Now the game does have mod support, so there may be a time down the line when you can use a save system, but for the time being, the realities of how harsh the game is will turn off the more wary gamers. There is also one more knock against the game I have to deliver -- the UI is terrible by modern standards. Everything is so tiny that you have trouble telling what it is, the inventory management is inconvenient for no reason other than inconvenience, and the lack of tutorial or explanation as to what does a certain action will irritate newcomers. The biggest inconvenience is not knowing you can shift the perspective forty-five degrees left or right -- something that would have made setting up hay walls far easier.
The nice thing, and something that gives it a significant edge over Minecraft, is you have far greater control over your randomly generated worlds. If you want to slowly get used to mechanics, you can literally make worlds where almost no enemies spawn (although certain resources only come from them), or if you're up for insanity you can make the world a barren desert of monsters and death. It's this level of customization that will likely add variety to the already very random world generation. Also, there are certain one-off revive methods in the game, but you need to prepare beforehand and you won't know them until you find them (so far I've found several ressurection points with pig heads on spears that may be also creatable down the road, and an amulet that restored me upon death with all my gear and returned the game to daylight hours). It's not that the game truly is trying to be unfair, it's just got a less smooth balance than similar masochist games like Dark Souls.
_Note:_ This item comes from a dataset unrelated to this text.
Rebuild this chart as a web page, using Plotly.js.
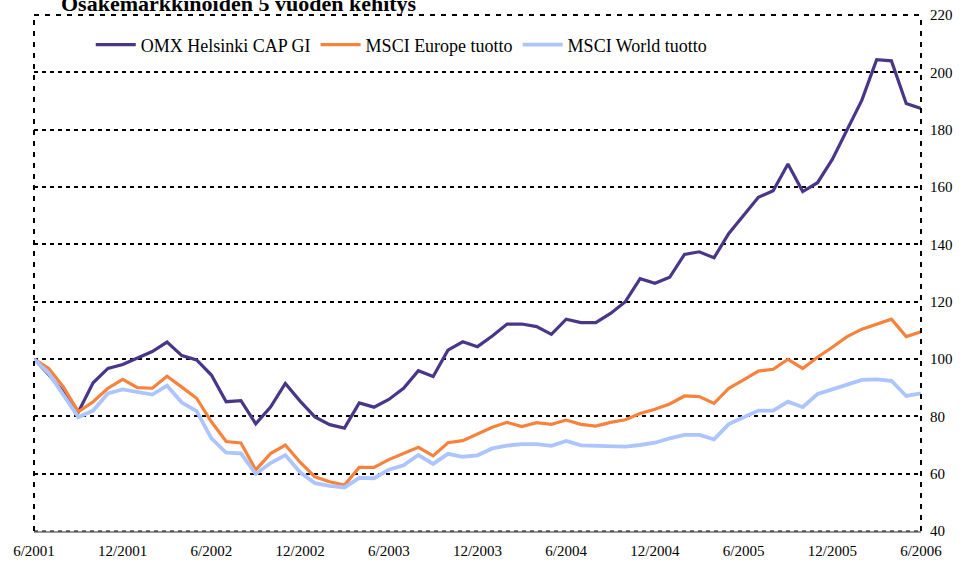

Food-eating turkeys may very well do you in!
Really, despite so far being the best game by Klei I've played, it suffers from all the same issues their games have*. It's got great style, a good sense of what makes it's substance, but a lacking ability to execute on that substance and a serious hindering factor that probably didn't seem like a big problem to the developer. In this case, it's the style of permadeath; for Mark of the Ninja, it was twofold, the story and progression curve. I'm expecting to review Shank sometime later on in my 31/31, and it got the roughest thrashing of Klei's games, so we'll just have to wait and see.
With some obvious flaws included, Don't Starve really is a great little indie game, if a bit frustrating, grindy, and repetitive at times. A 7.5/10**.
Cheers,
Paradigm the Fallen
Remember the Minecraft forerunner made by Notch, Wurm Online? Yeah, neither does anyone else.
* -- Why do I keep going back to the developer and Mark of the Ninja, you ask? Because I'm observing a trend. It's worth noting, and you should keep it in mind with developers. Sure you might think of Starbreeze as those guys who are making that new "Brothers" game, but they also made Syndicate, The Darkness, and Chronicles of Riddick: Escape from Butcher Bay. Knowing that informs you a great deal about what to expect from them no matter what genre or IP their next game is.
** -- And for those just joining us, that's a -good- score, coming from me.